This is an unprecedented time for us right now…so many people are being impacted financially, emotionally, mentally. There are many uncertainties in our own lives, but we don’t only have to worry about ourselves. As landlords, we also have to worry about our tenants. And I’m not just talking about rent payments here.
We are in a leadership position with our tenants, and we need to be pro-active in communicating with them to ensure they are okay, and help in any way that we can. This can look different for you depending on your relationship with your tenants, and your own abilities, but taking the lead to open communication with your tenants is very important for fostering trust and building your relationship with them so they feel able to talk to you about challenges they may be having.

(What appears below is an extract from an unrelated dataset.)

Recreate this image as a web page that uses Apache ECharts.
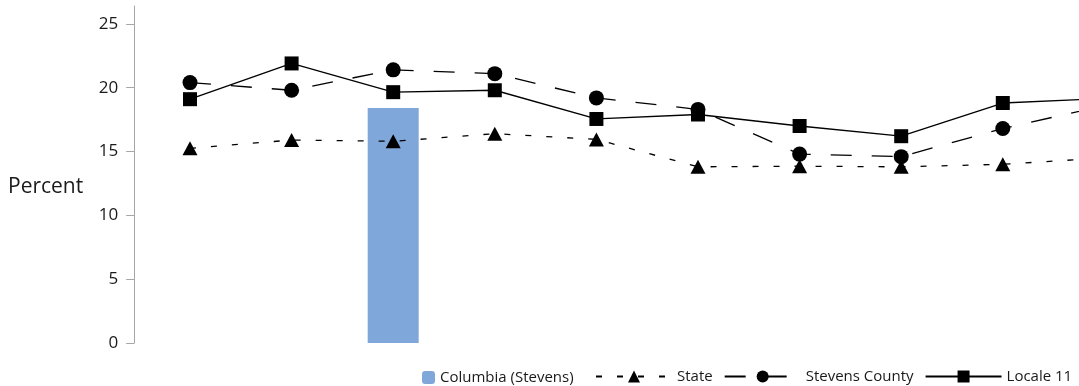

What does this look like? That will depend on your own personal situation, and the portfolio that you hold. I know some smaller landlords who have picked up the phone and called their tenants to check in. At my pm company, we manage around 250 tenants, so personal phone calls are a challenge. We sent out a communication to our tenants, and as things progress and news changes we will continue to communicate with them by email. Then anyone who needs a phone call or a conversation –we provide that support.
What about our tenants who cannot pay their rent? We let them know that it’s okay. Yes, as landlords we have housing expenses that still have to be paid. But if our tenants just don’t have the money right now–getting upset about it won’t change the fact that they just don’t have the money right now. Let’s be kind and supportive, and try to work with them on this challenge.
The message to your tenants should be one of concern and support for them. If they feel you are being genuine and kind, they are more likely to work with you moving forward. The verbiage you use should reflect genuine concern and a win-win strategy.
The message lets them know that rent is still needing to be paid, and that you are willing to work with them on a payment plan and that you are also willing to help get them the support they need to help their family financially. Be concerned about them getting too far behind–not for your own personal interest, but for theirs. Make sure that when this is all over that they aren’t in a position where they will have to move. Focus on them–not yourself.
Educate yourself and be aware of what programs are being offered that may assist your tenants and provide them that information. Don’t assume that your tenants have access to the news on government programs and will keep up to date as they are released. Provide this information including links on how to apply to them. If they don’t have access to a computer or the internet–help them find a way. Let them know that they can connect with you if they are having challenges.
If you do set up a payment plan with them, put it in writing for them so that they have an outline of the agreement. Ask them to keep in contact with you if anything changes or if they won’t be able to meet the dates and amounts on the agreement.
In all that you do, act with kindness. Even great tenants are going to have challenges and we want to make sure that our relationships with them are not compromised during this time. When all goes back to normal, we still want our great tenants to choose to rent with us. Use this as an opportunity to build your relationships with them and solidify your reputation with them as a great landlord.